ATLANTA,None — More than 100 teachers, principals and other administrators named in the Atlanta Public School cheating scandal can stay home with full pay as they appeal their termination.

Channel 2 Action News obtained a letter sent out Tuesday by school Superintendent Erroll Davis. It advises employees that they are on paid administrative leave until the matter is resolved. It also states, "You are not to report to your office or go on any APS school property without prior authorization or request."

Educators Named In Cheating Probe Told To Stay Home

The certified letter also warns employees not to delete, destroy, or modify in any way any information contained on APS equipment.

The appeals process for teachers could last many months. In the meantime, school officials are hiring replacement teachers and principals, whom they hope to have in place by opening day Aug. 8.

Many of teachers and principals implicated in the cheating scandal received annual cash bonuses for raising CRCT scores. Channel 2's Tom Regan emailed a request for records to APS officials.

He also spoke with Verdaillia Turner, president of the Atlanta Federation of Teachers.

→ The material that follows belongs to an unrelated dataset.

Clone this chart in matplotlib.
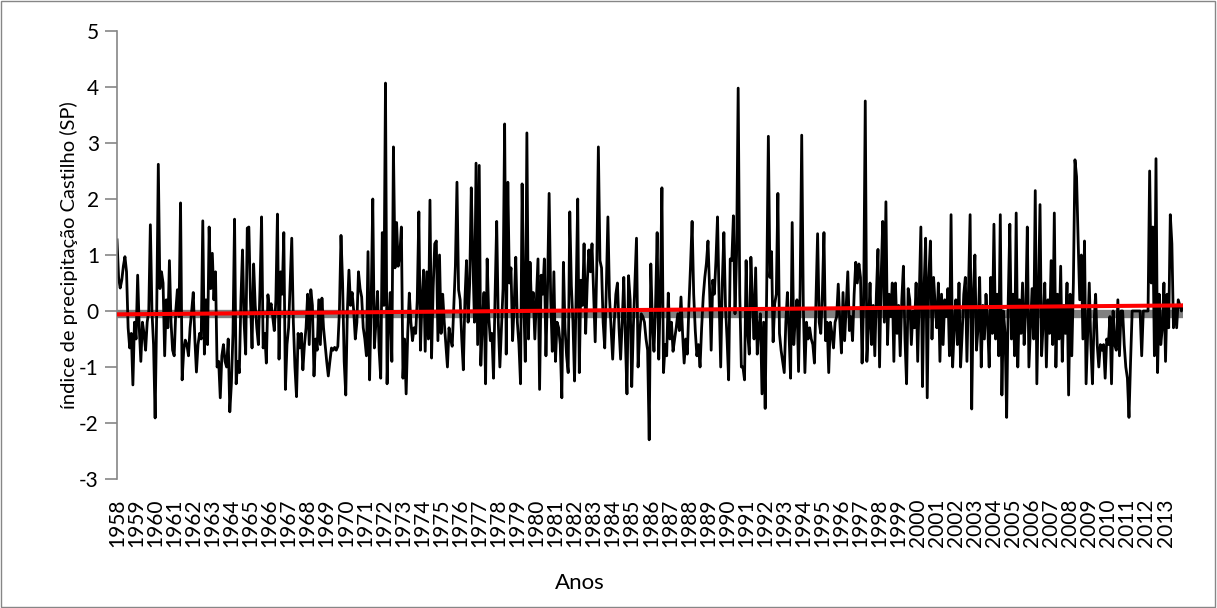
import matplotlib
matplotlib.use("Agg")
import matplotlib.pyplot as plt
import numpy as np
from matplotlib.patches import Rectangle

plt.rcParams['font.family'] = ['Lato', 'DejaVu Sans']
plt.rcParams['axes.unicode_minus'] = False

# monthly index values, one row per year (Jan..Dec)
years = list(range(1958, 2014))

v1958_1962 = [
    1.27, 0.6, 0.41, 0.55, 0.8, 0.97, 0.7, -0.3, -0.66, -0.4, -1.32, -0.2,
    -0.5, 0.64, -0.3, -0.9, -0.2, -0.4, -0.7, -0.2, 0.0, 1.54, 0.0, -0.6,
    -1.91, 0.0, 2.62, 0.4, 0.7, 0.5, -0.8, 0.2, -0.3, 0.9, -0.2, -0.7,
    -0.8, 0.0, 0.38, -0.1, 1.93, -1.23, -0.7, -0.52, -0.6, -0.8, -0.3, 0.0,
    0.33, -0.5, -1.09, -0.6, -0.4, -0.5, 1.61, -0.77, 0.2, -0.6, 1.5, 0.4,
]
v1963_1967 = [
    1.03, 0.2, 0.7, -1.0, -0.9, -1.55, -0.8, -0.6, -0.9, -1.0, -0.5, -1.8,
    -1.3, -0.4, 1.64, -1.3, -0.9, -1.1, 0.2, 1.09, -0.2, -0.77, 1.48, 1.5,
    0.2, -0.66, 0.84, 0.1, -0.3, -0.6, 0.4, 1.68, -0.66, -0.4, -0.93, 0.29,
    0.0, 0.13, -0.1, -0.35, 0.2, 1.73, -0.86, 0.7, 0.3, 1.4, -1.4, -0.6,
    -0.3, 0.5, 1.3, -0.2, -1.0, -1.53, -0.4, -0.66, -0.4, -1.05, -0.6, -0.3,
]
v1968_1972 = [
    0.3, -0.6, 0.38, 0.1, -1.16, -0.5, -0.7, 0.2, -0.6, 0.23, -0.3, -0.6,
    -0.9, -1.16, -0.9, -0.66, -0.7, -0.65, -0.7, -0.63, 0.0, 1.35, 0.5, -0.9,
    -1.5, 0.0, 0.73, 0.1, 0.33, 0.0, -0.5, -0.2, 0.7, 0.4, 0.25, -0.3,
    -0.5, -0.8, 1.06, -1.23, 0.2, 2.0, -0.66, -0.2, 0.35, -0.7, -1.2, 1.4,
    0.1, 4.07, -1.3, -0.2, 0.33, -0.9, 2.93, 0.77, 1.58, 0.8, 1.0, 1.5,
]
v1973_1977 = [
    -1.2, -0.5, -1.48, -0.4, 0.32, -0.2, -0.53, -0.3, -0.4, 0.2, 1.77, -0.7,
    0.2, 0.73, -0.72, 0.7, -0.5, 1.98, -0.84, 0.4, 1.2, 1.25, -0.53, 1.0,
    -0.4, 0.3, -0.2, -0.6, -1.0, -0.3, -0.5, -0.63, 0.1, 0.8, 2.3, 0.38,
    0.2, -0.5, -1.05, 0.2, 0.9, -0.2, 0.5, 2.2, 0.93, -0.2, 2.64, -0.6,
    2.6, -0.97, -0.2, 0.33, -1.3, 0.93, -0.1, -0.53, -0.4, -1.2, 0.3, 1.6,
]
v1978_1982 = [
    -0.2, -1.0, -0.3, 0.4, 3.34, -0.77, 2.3, 0.5, 0.77, -0.53, 0.1, 0.96,
    -0.2, -0.6, -1.3, 2.27, 0.2, -0.9, 3.18, -0.5, 0.87, 0.0, 0.33, -0.5,
    0.2, 0.93, -1.4, 0.64, 0.3, 0.93, -0.8, 0.4, 2.1, 0.2, -0.72, 0.7,
    -0.9, -0.2, -0.3, -0.6, -1.55, 0.87, -0.3, -0.8, -1.1, 1.77, 0.45, -0.2,
    -1.25, 0.3, 2.0, -1.1, 0.55, 0.1, 1.2, -0.4, 0.5, 1.09, 0.7, 1.2,
]
v1983_1987 = [
    0.3, -0.55, 0.8, 2.93, 0.9, 0.77, -0.2, -0.66, 0.4, 1.68, 0.25, -0.3,
    -0.86, -0.2, 0.3, 0.5, -0.3, -0.86, -0.2, 0.6, -0.5, -1.48, 0.63, 0.2,
    -1.35, -0.3, 0.5, 1.3, -1.0, -0.4, -0.05, -0.1, -0.2, -0.5, -0.7, -2.3,
    0.84, -0.2, -0.72, 0.1, 1.4, -0.86, 0.3, 2.2, -1.1, -0.6, -0.8, 0.32,
    -0.5, -0.2, -0.72, -0.5, -0.3, -0.05, -0.35, 0.25, -0.4, -0.93, -0.5, -0.77,
]
v1988_1992 = [
    0.1, 0.8, 1.6, 0.3, -0.35, -0.8, -0.6, -1.0, -0.3, 0.25, 0.6, 0.85,
    1.25, 0.4, -0.7, 0.55, 0.3, 0.9, 1.68, 0.2, -1.0, 0.5, 1.4, 0.1,
    -0.5, -1.23, 0.93, 0.9, 1.7, -0.05, 1.0, 3.98, 0.3, -1.0, -1.0, -1.23,
    0.9, -0.4, -0.77, 0.96, 0.2, -0.5, 0.77, -0.77, -0.3, -0.05, -1.48, -0.2,
    -1.74, 0.5, 3.12, 0.6, 1.06, -0.55, 0.13, 0.3, 2.1, -0.4, -0.7, -0.9,
]
v1993_1997 = [
    -1.1, -0.2, 0.33, -0.4, -1.2, 1.58, -0.6, -0.1, 0.2, -1.08, 0.4, 3.14,
    0.1, -1.1, -0.2, -0.5, -0.3, -0.5, -0.6, -0.93, 0.2, 1.38, -0.2, -0.4,
    0.3, 1.4, -0.53, -0.2, -1.1, -0.2, -0.4, -0.66, -0.2, -0.1, 0.48, -0.2,
    -0.75, 0.33, -0.53, 0.1, 0.7, -0.35, -0.1, -0.53, 0.3, 0.87, 0.5, 0.84,
    0.6, -0.93, 0.2, 3.75, -0.9, -0.3, 0.5, -0.6, 0.1, -0.8, 0.3, 1.1,
]
v1998_2002 = [
    -1.0, 0.6, 1.6, -0.2, 1.95, -0.6, 0.3, -0.1, 0.5, -0.9, 0.5, -0.4,
    0.1, -0.8, 0.2, 0.8, -0.5, -1.3, 0.4, 0.2, -0.6, 0.0, -0.3, 0.5,
    -0.9, 0.3, 1.5, -1.35, 0.4, 1.3, -1.55, 0.6, 1.25, -0.5, 0.6, 0.1,
    -0.3, 0.5, -0.9, 0.3, -0.6, 0.2, -0.1, 0.4, -0.8, 1.72, -1.0, -0.3,
    0.2, -0.6, 0.5, -1.0, -0.4, 0.3, 0.6, -0.9, 0.4, 1.72, -1.75, 0.3,
]
v2003_2007 = [
    1.0, -0.7, -0.3, 0.6, -1.0, 0.1, -0.5, 0.3, -0.2, -1.0, 0.6, -0.4,
    1.55, -0.5, 0.3, -0.8, 1.72, -1.5, 0.0, -0.4, -1.9, 0.2, 1.55, -0.5,
    0.3, -0.8, 1.75, -1.0, 0.2, -0.4, 0.5, -0.6, 0.0, 1.5, -1.0, -0.3,
    0.4, -0.5, 2.15, -1.3, 0.3, 1.9, -0.8, -0.2, 0.5, -1.0, 0.2, -0.4,
    0.9, -0.6, 1.75, -1.0, 0.3, -0.5, 0.8, -0.9, 0.1, -0.4, 0.5, -1.5,
]
v2008_2013 = [
    0.3, -0.8, 0.5, 2.7, 2.4, 1.25, 0.2, 1.0, -0.5, 1.25, -1.3, -0.4,
    0.5, -0.6, -1.3, -0.2, 0.3, -0.6, -1.0, -0.6, -0.7, -0.6, -1.2, -0.5,
    -0.6, -0.1, -1.3, 0.0, -0.6, -0.7, 0.2, -0.8, 0.0, 0.0, -0.6, -1.0,
    -1.2, -1.9, -0.9, 0.0, 0.0, 0.0, 0.0, 0.0, 0.0, -0.8, 0.0, 0.0,
    0.0, 0.0, 2.5, 0.5, 1.5, -0.8, 2.72, -1.1, 0.3, -0.6, -0.3, 0.5,
    -0.9, 0.3, -0.3, 1.72, 1.2, -0.3, 0.1, -0.3, 0.2, 0.1, 0.0, 0.1,
]

# linear trendline (value at first and last month)
trend_ends = [-0.06, 0.10]
# grey reference band just under zero
band_level = -0.055

values = np.array(v1958_1962 + v1963_1967 + v1968_1972 + v1973_1977 + v1978_1982
                  + v1983_1987 + v1988_1992 + v1993_1997 + v1998_2002 + v2003_2007
                  + v2008_2013)
x = np.arange(len(values))

fig = plt.figure(figsize=(12.17, 6.08), dpi=100)
ax = fig.add_axes([117 / 1217, 1 - 479 / 608, (1183 - 117) / 1217, (479 - 31) / 608])

ax.axhline(band_level, color='#808080', lw=6, zorder=1)
ax.plot(x, values, color='black', lw=2.0, zorder=2)
ax.plot([x[0], x[-1]], trend_ends, color='#ff0000', lw=2.9, zorder=3)

ax.set_xlim(0, len(values) - 1)
ax.set_ylim(-3, 5)
ax.set_yticks(range(-3, 6))
ax.set_xticks(np.arange(len(years)) * 12)
ax.set_xticklabels([str(y) for y in years], rotation=90, fontsize=15)
ax.tick_params(axis='x', length=0, pad=14)
ax.tick_params(axis='y', labelsize=15, length=9, width=1.2, color='#868686', pad=4)

for s in ['top', 'right', 'bottom']:
    ax.spines[s].set_visible(False)
ax.spines['left'].set_color('#868686')
ax.spines['left'].set_linewidth(1.2)

ax.set_ylabel('índice de precipitação Castilho (SP)', fontsize=14.5)
ax.yaxis.set_label_coords(-0.037, 0.5)
fig.text(580 / 1217, 1 - 583 / 608, 'Anos', fontsize=16, ha='center', va='center')

fig.patches.append(Rectangle((0.001, 0.002), 0.997, 0.996, transform=fig.transFigure,
                             fill=False, edgecolor='#868686', lw=1.0))

fig.savefig('out.png', dpi=100)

She estimate millions of dollars in bonuses were paid over the years to educators for improving standardized test scores.

"What we know is that it was a thousand per year per teacher. Principals got as much as five thousand." said Turner.

Turner told Regan she supports proposed legislation that would require educators and administrators convicted of cheating to repay test bonus money. "It's fraud when you take money you did not earn," Turner said.

State Rep. Billy Mitchell is sponsoring a bill in the Georgia Legislature that would require educators convicted of test cheating to return incentive pay.

"No one should be unjustly enriched at the peril of our students," said Mitchell.